==== SUPPLIED DATA ====

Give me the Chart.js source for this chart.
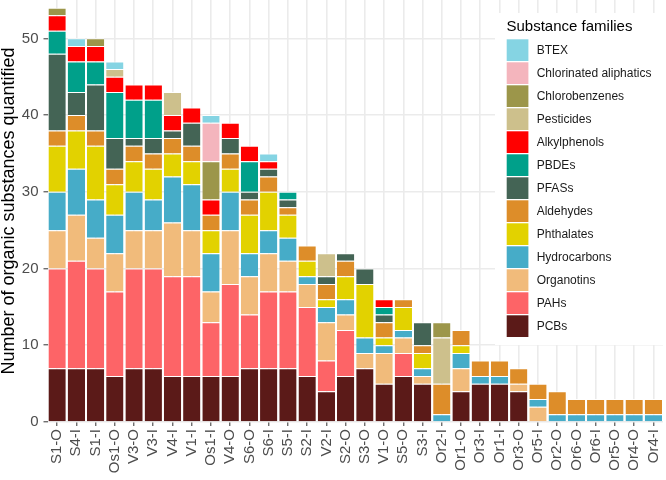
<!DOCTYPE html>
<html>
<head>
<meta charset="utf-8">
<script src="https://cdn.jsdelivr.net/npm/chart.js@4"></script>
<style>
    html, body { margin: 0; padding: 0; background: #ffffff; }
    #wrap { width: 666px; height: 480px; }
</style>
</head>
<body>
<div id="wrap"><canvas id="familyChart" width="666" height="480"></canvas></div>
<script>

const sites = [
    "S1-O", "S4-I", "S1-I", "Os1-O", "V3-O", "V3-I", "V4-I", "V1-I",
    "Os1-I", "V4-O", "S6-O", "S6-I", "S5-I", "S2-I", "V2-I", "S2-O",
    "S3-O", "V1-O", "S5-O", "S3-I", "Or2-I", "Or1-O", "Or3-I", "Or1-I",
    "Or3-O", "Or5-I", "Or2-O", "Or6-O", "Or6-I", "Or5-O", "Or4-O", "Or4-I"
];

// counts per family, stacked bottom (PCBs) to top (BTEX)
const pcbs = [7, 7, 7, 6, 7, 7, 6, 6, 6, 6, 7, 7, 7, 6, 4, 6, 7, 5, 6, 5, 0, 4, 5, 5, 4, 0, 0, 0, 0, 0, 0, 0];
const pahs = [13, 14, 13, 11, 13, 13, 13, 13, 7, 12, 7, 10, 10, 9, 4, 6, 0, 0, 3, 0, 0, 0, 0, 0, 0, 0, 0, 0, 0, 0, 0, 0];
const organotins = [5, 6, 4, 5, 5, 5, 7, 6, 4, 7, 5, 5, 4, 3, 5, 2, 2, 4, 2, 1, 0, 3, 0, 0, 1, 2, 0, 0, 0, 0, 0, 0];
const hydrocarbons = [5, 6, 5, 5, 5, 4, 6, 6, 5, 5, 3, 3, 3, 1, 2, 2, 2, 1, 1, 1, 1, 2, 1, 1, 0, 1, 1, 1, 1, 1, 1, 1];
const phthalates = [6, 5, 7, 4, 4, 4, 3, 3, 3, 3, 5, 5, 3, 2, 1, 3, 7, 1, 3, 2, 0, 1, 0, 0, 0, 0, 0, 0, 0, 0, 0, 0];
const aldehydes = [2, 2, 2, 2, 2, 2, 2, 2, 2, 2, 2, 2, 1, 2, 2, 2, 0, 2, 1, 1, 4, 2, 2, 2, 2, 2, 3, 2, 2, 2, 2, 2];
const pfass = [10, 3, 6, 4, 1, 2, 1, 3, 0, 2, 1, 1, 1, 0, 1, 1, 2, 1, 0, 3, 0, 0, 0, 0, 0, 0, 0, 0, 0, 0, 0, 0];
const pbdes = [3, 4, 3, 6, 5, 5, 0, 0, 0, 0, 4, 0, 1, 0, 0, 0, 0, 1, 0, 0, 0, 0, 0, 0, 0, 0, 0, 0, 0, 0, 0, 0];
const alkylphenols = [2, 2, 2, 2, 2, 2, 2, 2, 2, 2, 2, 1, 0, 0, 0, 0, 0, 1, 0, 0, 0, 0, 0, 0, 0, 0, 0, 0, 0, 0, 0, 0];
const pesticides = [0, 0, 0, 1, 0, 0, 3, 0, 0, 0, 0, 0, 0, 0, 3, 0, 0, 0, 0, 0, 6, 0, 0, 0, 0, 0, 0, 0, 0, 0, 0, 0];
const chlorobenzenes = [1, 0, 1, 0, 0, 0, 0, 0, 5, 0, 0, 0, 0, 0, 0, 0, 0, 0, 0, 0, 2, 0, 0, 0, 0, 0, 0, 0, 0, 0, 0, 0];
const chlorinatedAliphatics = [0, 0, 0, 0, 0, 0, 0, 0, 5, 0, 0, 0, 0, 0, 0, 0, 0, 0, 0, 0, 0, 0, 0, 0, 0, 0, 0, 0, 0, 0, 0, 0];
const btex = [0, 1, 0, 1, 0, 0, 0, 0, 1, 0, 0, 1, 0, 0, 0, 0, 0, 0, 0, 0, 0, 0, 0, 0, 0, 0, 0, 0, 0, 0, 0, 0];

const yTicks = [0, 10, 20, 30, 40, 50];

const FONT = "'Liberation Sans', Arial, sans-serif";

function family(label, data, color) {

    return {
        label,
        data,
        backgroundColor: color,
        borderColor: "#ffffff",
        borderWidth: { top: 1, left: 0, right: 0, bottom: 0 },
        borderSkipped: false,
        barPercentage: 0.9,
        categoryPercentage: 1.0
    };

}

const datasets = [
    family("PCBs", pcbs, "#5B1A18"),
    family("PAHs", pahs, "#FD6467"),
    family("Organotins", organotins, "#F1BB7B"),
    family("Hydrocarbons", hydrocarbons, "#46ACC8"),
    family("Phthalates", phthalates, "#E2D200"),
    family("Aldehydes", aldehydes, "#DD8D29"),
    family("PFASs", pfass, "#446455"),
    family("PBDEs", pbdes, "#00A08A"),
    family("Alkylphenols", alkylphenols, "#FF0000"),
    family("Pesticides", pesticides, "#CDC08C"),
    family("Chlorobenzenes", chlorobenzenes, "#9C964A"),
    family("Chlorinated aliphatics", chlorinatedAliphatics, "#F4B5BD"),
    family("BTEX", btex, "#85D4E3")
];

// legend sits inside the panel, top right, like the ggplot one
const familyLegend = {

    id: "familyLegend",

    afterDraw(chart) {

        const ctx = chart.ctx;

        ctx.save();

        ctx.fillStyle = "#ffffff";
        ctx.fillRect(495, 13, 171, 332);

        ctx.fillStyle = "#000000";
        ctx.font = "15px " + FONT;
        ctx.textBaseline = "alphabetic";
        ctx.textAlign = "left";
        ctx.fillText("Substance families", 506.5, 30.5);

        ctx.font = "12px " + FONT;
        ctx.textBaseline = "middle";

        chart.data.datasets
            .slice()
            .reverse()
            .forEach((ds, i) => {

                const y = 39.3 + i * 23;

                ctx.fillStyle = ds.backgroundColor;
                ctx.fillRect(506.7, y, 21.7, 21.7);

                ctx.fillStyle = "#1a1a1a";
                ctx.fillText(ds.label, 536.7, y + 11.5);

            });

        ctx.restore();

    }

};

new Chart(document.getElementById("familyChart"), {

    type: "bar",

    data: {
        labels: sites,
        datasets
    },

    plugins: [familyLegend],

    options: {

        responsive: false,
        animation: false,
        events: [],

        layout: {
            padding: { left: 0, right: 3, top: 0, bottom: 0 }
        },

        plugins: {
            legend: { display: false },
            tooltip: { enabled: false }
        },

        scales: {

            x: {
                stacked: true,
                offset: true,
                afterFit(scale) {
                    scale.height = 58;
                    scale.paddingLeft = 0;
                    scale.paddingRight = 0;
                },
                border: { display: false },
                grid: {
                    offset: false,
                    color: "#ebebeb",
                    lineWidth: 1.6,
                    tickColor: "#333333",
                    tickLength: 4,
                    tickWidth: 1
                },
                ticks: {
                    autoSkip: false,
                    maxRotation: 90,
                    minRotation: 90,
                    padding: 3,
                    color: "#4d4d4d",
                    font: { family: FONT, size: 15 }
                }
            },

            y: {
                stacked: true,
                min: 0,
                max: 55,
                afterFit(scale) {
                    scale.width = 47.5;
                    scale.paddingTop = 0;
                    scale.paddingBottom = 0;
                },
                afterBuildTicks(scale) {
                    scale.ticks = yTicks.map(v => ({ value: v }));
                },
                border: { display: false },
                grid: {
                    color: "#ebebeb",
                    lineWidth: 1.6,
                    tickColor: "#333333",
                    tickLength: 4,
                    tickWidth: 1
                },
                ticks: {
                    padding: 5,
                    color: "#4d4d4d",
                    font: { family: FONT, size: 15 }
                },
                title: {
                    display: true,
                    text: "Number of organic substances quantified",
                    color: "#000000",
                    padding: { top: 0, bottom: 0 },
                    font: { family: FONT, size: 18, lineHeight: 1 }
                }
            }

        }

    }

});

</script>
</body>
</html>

====
==== SUPPLIED DATA ====

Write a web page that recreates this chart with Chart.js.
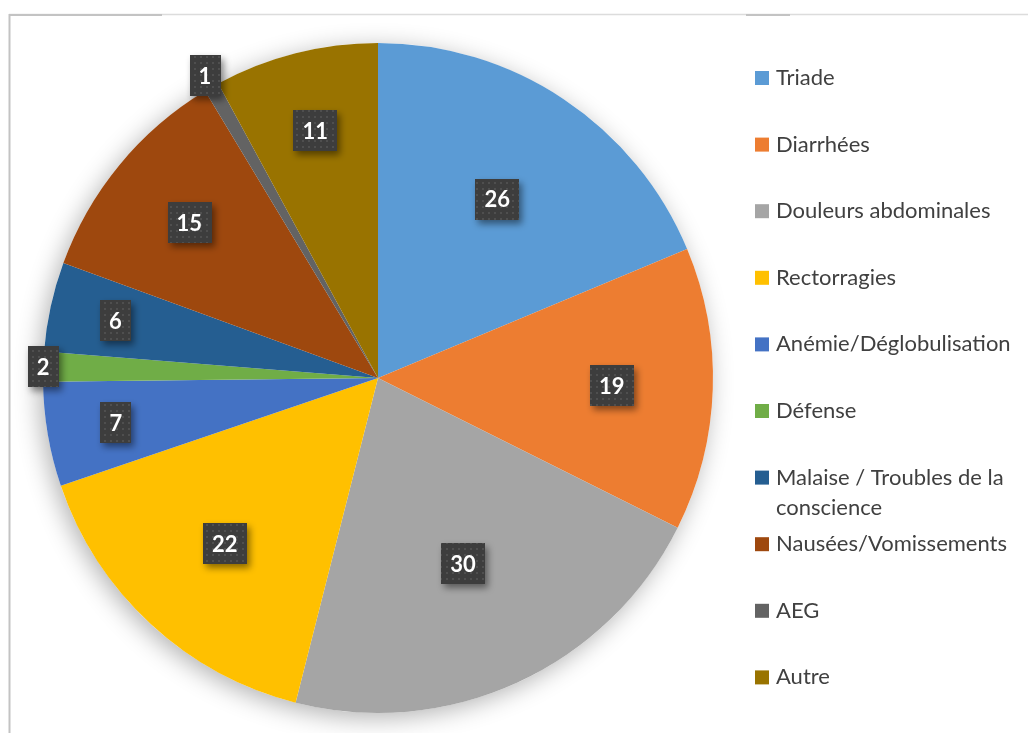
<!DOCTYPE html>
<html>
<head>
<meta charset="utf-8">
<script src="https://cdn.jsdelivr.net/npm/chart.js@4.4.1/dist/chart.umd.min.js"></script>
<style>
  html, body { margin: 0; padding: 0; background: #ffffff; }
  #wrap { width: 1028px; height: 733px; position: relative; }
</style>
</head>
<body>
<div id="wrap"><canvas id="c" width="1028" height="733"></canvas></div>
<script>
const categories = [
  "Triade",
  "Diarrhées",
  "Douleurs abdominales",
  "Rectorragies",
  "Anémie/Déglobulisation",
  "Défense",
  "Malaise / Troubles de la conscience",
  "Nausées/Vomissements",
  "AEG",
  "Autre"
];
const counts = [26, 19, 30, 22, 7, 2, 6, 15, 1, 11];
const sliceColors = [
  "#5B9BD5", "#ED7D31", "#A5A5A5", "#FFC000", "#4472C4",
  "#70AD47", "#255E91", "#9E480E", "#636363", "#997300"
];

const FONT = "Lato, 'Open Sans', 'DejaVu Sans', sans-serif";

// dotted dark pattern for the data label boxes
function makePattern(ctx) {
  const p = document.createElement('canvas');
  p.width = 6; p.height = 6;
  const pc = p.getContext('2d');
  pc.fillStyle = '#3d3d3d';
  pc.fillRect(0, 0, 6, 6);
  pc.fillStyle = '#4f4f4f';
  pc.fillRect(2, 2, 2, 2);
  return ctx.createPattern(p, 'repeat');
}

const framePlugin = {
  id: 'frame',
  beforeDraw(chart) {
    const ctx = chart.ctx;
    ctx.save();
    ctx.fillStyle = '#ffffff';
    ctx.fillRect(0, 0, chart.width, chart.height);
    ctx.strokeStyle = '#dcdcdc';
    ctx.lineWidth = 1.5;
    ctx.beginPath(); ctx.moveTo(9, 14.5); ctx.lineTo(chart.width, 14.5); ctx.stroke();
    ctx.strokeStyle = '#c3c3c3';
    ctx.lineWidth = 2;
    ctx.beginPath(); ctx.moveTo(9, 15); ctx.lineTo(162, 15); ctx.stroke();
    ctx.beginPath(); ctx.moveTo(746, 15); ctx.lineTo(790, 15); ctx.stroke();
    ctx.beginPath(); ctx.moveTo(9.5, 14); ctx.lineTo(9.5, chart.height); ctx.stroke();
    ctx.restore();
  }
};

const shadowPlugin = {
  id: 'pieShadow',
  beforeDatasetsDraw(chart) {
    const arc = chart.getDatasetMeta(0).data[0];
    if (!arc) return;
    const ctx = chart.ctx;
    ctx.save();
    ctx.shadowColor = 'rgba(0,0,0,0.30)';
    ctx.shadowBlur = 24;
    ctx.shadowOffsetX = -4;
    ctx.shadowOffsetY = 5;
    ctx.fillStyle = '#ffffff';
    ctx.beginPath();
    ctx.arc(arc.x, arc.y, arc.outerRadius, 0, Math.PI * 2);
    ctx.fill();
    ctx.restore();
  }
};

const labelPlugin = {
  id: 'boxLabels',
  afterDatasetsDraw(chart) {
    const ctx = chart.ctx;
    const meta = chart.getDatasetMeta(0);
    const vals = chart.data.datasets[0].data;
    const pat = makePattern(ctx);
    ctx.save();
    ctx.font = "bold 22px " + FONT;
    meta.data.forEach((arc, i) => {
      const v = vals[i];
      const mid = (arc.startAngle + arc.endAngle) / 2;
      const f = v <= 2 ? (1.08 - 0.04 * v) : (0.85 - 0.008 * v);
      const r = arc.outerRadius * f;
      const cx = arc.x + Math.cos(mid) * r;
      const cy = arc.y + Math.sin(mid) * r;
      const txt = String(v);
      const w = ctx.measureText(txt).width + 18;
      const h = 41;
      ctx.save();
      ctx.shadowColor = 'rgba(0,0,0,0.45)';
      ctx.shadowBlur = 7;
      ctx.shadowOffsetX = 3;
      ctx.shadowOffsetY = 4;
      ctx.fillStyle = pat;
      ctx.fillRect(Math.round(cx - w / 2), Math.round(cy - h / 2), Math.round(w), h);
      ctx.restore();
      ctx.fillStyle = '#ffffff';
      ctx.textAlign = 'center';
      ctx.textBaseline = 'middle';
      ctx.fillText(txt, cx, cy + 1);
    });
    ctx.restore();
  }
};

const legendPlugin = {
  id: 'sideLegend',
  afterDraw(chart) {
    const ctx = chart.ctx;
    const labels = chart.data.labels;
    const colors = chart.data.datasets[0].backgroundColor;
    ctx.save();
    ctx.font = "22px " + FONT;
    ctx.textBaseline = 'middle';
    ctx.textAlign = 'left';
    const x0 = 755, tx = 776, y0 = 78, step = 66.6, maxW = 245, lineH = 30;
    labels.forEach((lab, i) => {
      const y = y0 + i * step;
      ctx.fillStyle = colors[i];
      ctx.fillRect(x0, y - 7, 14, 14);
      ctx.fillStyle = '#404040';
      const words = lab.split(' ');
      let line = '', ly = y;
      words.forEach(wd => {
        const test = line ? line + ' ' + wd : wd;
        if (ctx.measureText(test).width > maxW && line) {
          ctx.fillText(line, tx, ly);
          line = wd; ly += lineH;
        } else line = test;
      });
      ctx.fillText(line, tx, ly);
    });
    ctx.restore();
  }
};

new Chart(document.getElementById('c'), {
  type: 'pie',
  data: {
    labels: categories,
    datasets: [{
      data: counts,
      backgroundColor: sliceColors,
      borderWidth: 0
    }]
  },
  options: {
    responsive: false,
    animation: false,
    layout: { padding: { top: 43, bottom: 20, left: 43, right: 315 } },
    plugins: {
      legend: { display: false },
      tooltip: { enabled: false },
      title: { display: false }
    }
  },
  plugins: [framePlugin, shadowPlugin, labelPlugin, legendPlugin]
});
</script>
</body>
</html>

====

Collect the lines of the records that include the string "this".

• TASK OUTPUT:
Give me the Chart.js source for this chart.
Write a web page that recreates this chart with Chart.js.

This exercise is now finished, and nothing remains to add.